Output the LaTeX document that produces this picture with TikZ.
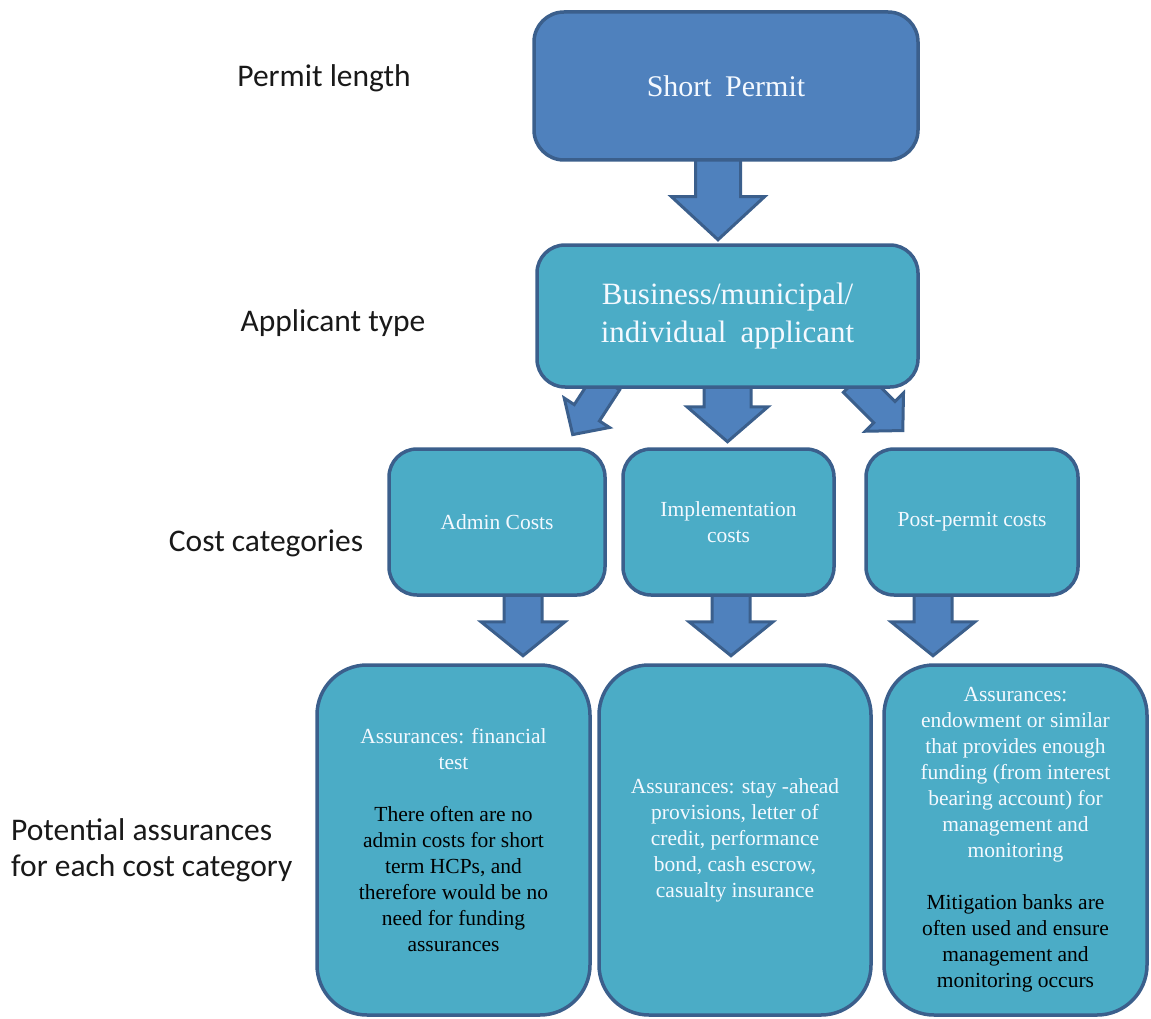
\documentclass[tikz,border=0pt]{standalone}
\usepackage{fontspec}
\setmainfont{Liberation Serif}
\newfontfamily\labfont{Carlito}
\usetikzlibrary{calc,backgrounds}
\definecolor{darkfill}{HTML}{4F81BD}
\definecolor{tealfill}{HTML}{4BACC6}
\definecolor{bordc}{HTML}{3B5F8C}
\definecolor{wtext}{HTML}{F4F9FF}
\tikzset{
  boxbase/.style={draw=bordc, line width=3.5pt, align=center, inner sep=0pt, text=wtext},
  topbox/.style={boxbase, fill=darkfill, rounded corners=30pt, font=\fontsize{30}{38}\selectfont},
  midbox/.style={boxbase, fill=tealfill, rounded corners=28pt, font=\fontsize{31}{38}\selectfont},
  costbox/.style={boxbase, fill=tealfill, rounded corners=28pt, font=\fontsize{21.5}{26}\selectfont},
  assbox/.style={boxbase, fill=tealfill, rounded corners=50pt, font=\fontsize{21.5}{26}\selectfont},
  lab/.style={font=\labfont\fontsize{31.5}{36}\selectfont, text=black!90, inner sep=0pt},
  arrst/.style={draw=bordc, fill=darkfill, line width=3pt, line join=miter}
}
\newcommand\blockarr[6]{%
  \begin{scope}[shift={#1}, rotate=#2]
    \draw[arrst] (-#3,0) -- (-#3,#5) -- (-#4,#5) -- (0,#5+#6) -- (#4,#5) -- (#3,#5) -- (#3,0) -- cycle;
  \end{scope}}
\begin{document}
\begin{tikzpicture}[x=1pt,y=-1pt]
\useasboundingbox (0,0) rectangle (1151,1019);
% boxes
\node[topbox, minimum width=384pt, minimum height=148pt] (sp) at (726,86) {Short\hspace{0.45em}Permit};
\node[midbox, minimum width=381pt, minimum height=142pt] (app) at (727.5,316) {Business/municipal/\\individual\hspace{0.45em}applicant};
\node[costbox, minimum width=216pt, minimum height=146pt] (adm) at (497,522) {Admin Costs};
\node[costbox, minimum width=211pt, minimum height=146pt] (imp) at (728.5,522) {Implementation\\costs};
\node[costbox, minimum width=212pt, minimum height=146pt] (post) at (972,522) {Post-permit costs};
\node[assbox, minimum width=273pt, minimum height=350pt] (a1) at (453.5,840) {Assurances: financial\\test\\[26pt]\color{black}There often are no\\\color{black}admin costs for short\\\color{black}term HCPs, and\\\color{black}therefore would be no\\\color{black}need for funding\\\color{black}assurances};
\node[assbox, minimum width=272pt, minimum height=350pt] (a2) at (735,840) {Assurances: stay -ahead\\provisions, letter of\\credit, performance\\bond, cash escrow,\\casualty insurance};
\node[assbox, minimum width=263pt, minimum height=350pt] (a3) at (1015.5,840) {Assurances:\\endowment or similar\\that provides enough\\funding (from interest\\bearing account) for\\management and\\monitoring\\[26pt]\color{black}Mitigation banks are\\\color{black}often used and ensure\\\color{black}management and\\\color{black}monitoring occurs};
% arrows behind boxes
\begin{scope}[on background layer]
\blockarr{($(sp.south)+(-8,-4)$)}{0}{22.5}{46.5}{39}{43}
\blockarr{($(app.south)+(0,-4)$)}{0}{23.5}{40.5}{22}{35}
\blockarr{($(app.south)+(-120.5,-7)$)}{-33}{15}{27}{37}{26}
\blockarr{($(app.south)+(126.5,-7)$)}{45}{15}{27}{43}{26}
\blockarr{($(adm.south)+(26,-4)$)}{0}{19}{42}{29}{34}
\blockarr{($(imp.south)+(2.5,-4)$)}{0}{19}{42}{29}{34}
\blockarr{($(post.south)+(-39,-4)$)}{0}{19}{42}{29}{34}
\end{scope}
% left labels
\node[lab] (l1) at (324,78) {Permit length};
\node[lab] (l2) at (333,323) {Applicant type};
\node[lab] (l3) at (266,543) {Cost categories};
\node[lab, anchor=west, align=left] (l4) at (11,850) {Potential assurances\\for each cost category};
\end{tikzpicture}
\end{document}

Problem statement
Write out each line again precisely as it appears, skipping every picture.

The reply
Output the LaTeX document that produces this picture with TikZ.
\documentclass[tikz,border=0pt]{standalone}
\usepackage{fontspec}
\setmainfont{Liberation Serif}
\newfontfamily\labfont{Carlito}
\usetikzlibrary{calc,backgrounds}
\definecolor{darkfill}{HTML}{4F81BD}
\definecolor{tealfill}{HTML}{4BACC6}
\definecolor{bordc}{HTML}{3B5F8C}
\definecolor{wtext}{HTML}{F4F9FF}
\tikzset{
  boxbase/.style={draw=bordc, line width=3.5pt, align=center, inner sep=0pt, text=wtext},
  topbox/.style={boxbase, fill=darkfill, rounded corners=30pt, font=\fontsize{30}{38}\selectfont},
  midbox/.style={boxbase, fill=tealfill, rounded corners=28pt, font=\fontsize{31}{38}\selectfont},
  costbox/.style={boxbase, fill=tealfill, rounded corners=28pt, font=\fontsize{21.5}{26}\selectfont},
  assbox/.style={boxbase, fill=tealfill, rounded corners=50pt, font=\fontsize{21.5}{26}\selectfont},
  lab/.style={font=\labfont\fontsize{31.5}{36}\selectfont, text=black!90, inner sep=0pt},
  arrst/.style={draw=bordc, fill=darkfill, line width=3pt, line join=miter}
}
\newcommand\blockarr[6]{%
  \begin{scope}[shift={#1}, rotate=#2]
    \draw[arrst] (-#3,0) -- (-#3,#5) -- (-#4,#5) -- (0,#5+#6) -- (#4,#5) -- (#3,#5) -- (#3,0) -- cycle;
  \end{scope}}
\begin{document}
\begin{tikzpicture}[x=1pt,y=-1pt]
\useasboundingbox (0,0) rectangle (1151,1019);
% boxes
\node[topbox, minimum width=384pt, minimum height=148pt] (sp) at (726,86) {Short\hspace{0.45em}Permit};
\node[midbox, minimum width=381pt, minimum height=142pt] (app) at (727.5,316) {Business/municipal/\\individual\hspace{0.45em}applicant};
\node[costbox, minimum width=216pt, minimum height=146pt] (adm) at (497,522) {Admin Costs};
\node[costbox, minimum width=211pt, minimum height=146pt] (imp) at (728.5,522) {Implementation\\costs};
\node[costbox, minimum width=212pt, minimum height=146pt] (post) at (972,522) {Post-permit costs};
\node[assbox, minimum width=273pt, minimum height=350pt] (a1) at (453.5,840) {Assurances: financial\\test\\[26pt]\color{black}There often are no\\\color{black}admin costs for short\\\color{black}term HCPs, and\\\color{black}therefore would be no\\\color{black}need for funding\\\color{black}assurances};
\node[assbox, minimum width=272pt, minimum height=350pt] (a2) at (735,840) {Assurances: stay -ahead\\provisions, letter of\\credit, performance\\bond, cash escrow,\\casualty insurance};
\node[assbox, minimum width=263pt, minimum height=350pt] (a3) at (1015.5,840) {Assurances:\\endowment or similar\\that provides enough\\funding (from interest\\bearing account) for\\management and\\monitoring\\[26pt]\color{black}Mitigation banks are\\\color{black}often used and ensure\\\color{black}management and\\\color{black}monitoring occurs};
% arrows behind boxes
\begin{scope}[on background layer]
\blockarr{($(sp.south)+(-8,-4)$)}{0}{22.5}{46.5}{39}{43}
\blockarr{($(app.south)+(0,-4)$)}{0}{23.5}{40.5}{22}{35}
\blockarr{($(app.south)+(-120.5,-7)$)}{-33}{15}{27}{37}{26}
\blockarr{($(app.south)+(126.5,-7)$)}{45}{15}{27}{43}{26}
\blockarr{($(adm.south)+(26,-4)$)}{0}{19}{42}{29}{34}
\blockarr{($(imp.south)+(2.5,-4)$)}{0}{19}{42}{29}{34}
\blockarr{($(post.south)+(-39,-4)$)}{0}{19}{42}{29}{34}
\end{scope}
% left labels
\node[lab] (l1) at (324,78) {Permit length};
\node[lab] (l2) at (333,323) {Applicant type};
\node[lab] (l3) at (266,543) {Cost categories};
\node[lab, anchor=west, align=left] (l4) at (11,850) {Potential assurances\\for each cost category};
\end{tikzpicture}
\end{document}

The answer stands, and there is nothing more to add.